Funding for victim's assistance programs across Texas has been down. It has been increasingly difficult for non-profit organizations to find backing. Without state funding and support from other sources, victims like Carrie-Anne O'Driscoll wouldn't have been able to receive the help that she so desperately needed.
Carrie-Anne O'Driscoll is not a victim, but a survivor. When she was nine months pregnant, she said she was brutally beaten by her husband. But she did manage to escape the abusive relationship. However, back in her hometown of Northeast Georgia, there was nowhere for her to receive the help that she needed.
Support Services here in Amarillo was able to provide Carrie-Anne with the assistance she needed to get through her situation. "When I found myself in Amarillo and I had started talking to Family Support Services and found out all of the things they did with counseling, I was just blown away," said Carrie-Anne. "If I had had the access to counseling, if I had had access to any of the assistance that is offered here, my recovery time would have been cut down immensely."

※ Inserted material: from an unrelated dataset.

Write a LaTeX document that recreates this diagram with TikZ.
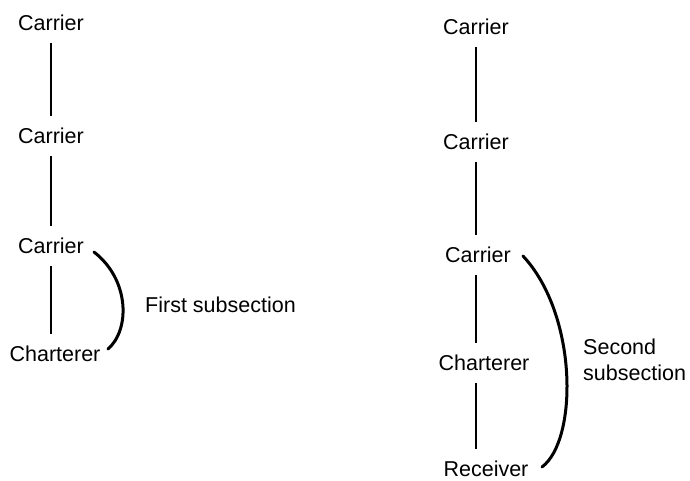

Now a Sheriff's Deputy, author and crisis advocate, Carrie-Anne says she understands the importance of state funding for victim's assistance. She states that the only way to stop crimes against persons like this is to increase awareness, education and to make an outlet for people to get out of the situations that they're in. "If the state does not offer those funds, then it's left up to private citizens and we can only give so much."